The player should be allowed to transfer at full scholarship in conference, in state or across the street if he wants.

Anything less isn't just un-American, it's an admission that winning is everything. There is no decent argument for this except fear of losing. This isn't a non-compete clause for business execs, these are college students.

It's wrong not just for the coach and athletic director who draw it up (in this case Shannon and Kirby Hocutt), but the conference commissioner (John Swofford) and NCAA president (Myles Brand) who allow it.

It speaks to the widespread lack of courage and leadership in college athletics. Anyone with any of it would take one look at the practice and end it. Naturally no one says a word.

You can only expect so much out of a football coach; these guys are trained to be ruthless. They're so gone they don't even recognize the problem. Worse is that Brand and Swofford, the adults who should know better, aren't tough enough to explain it to them.

For the NCAA it's completely dishonest. The organization and its individual programs enjoy tax-free status and thus beat the federal government out of billions annually. This is just amateur sports, they argue, nothing more than an extracurricular activity.

But you never see a school prohibit someone on a theater scholarship from transferring.

Shannon deserves special scorn and extra analysis by potential Hurricane recruits because of the outrageous breadth of the provisions.
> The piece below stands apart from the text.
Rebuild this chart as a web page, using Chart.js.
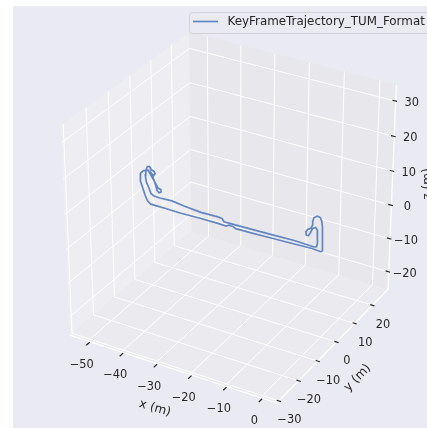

Not that you can be a little bit pregnant, but banning Marve from so many schools takes this practice to a new level of Machiavellian behavior.

More than personally punishing Marve, what Shannon is really trying to do is intimidate his other players – dare to leave and I'll bury you.

The reason Marve, or any player from any school, wants to transfer doesn't matter. It never should.

It doesn't matter who's right or who's wrong. It doesn't matter if Marve had off-field issues or was a model citizen. It doesn't matter if Marve is just being impulsive or if Shannon drove him out. It doesn't matter if this is about football, school or offensive coordinators. It doesn't matter if Marve woke up one day and decided he never wanted to see a palm tree again.

If he wants to transfer, he should be able to transfer. Anywhere he wants, no questions asked. Football programs take recruits based on frivolous things such as favorite colors. They can't reasonably expect deeper if they want to go. Besides, Marve already has to sit out one season as punishment.

Marve's high school coach says Miami won't get any more players from his powerhouse program. Eugene Marve says every recruit should take a long look at what Shannon is really about.

And they should. Clearly at Miami you're a piece of meat. If you're going to go there, you better hope and pray it works out. If not, they might try to bully you off to the other end of the country.

Recruits should also ask every other school pursuing them what would happen under similar circumstances, however. If told they can leave at will, they should get it in writing. While Miami's case is extreme, there are plenty of rival coaches watching to see if such broad limitations are the wave of the future. A tradition that was wrong from day one might wind up worse than ever.

These "teacher-coaches" are a lot alike.

So are athletic directors, conference commissioners and NCAA executives. They're too craven to do the right thing, if they're even still capable of recognizing it.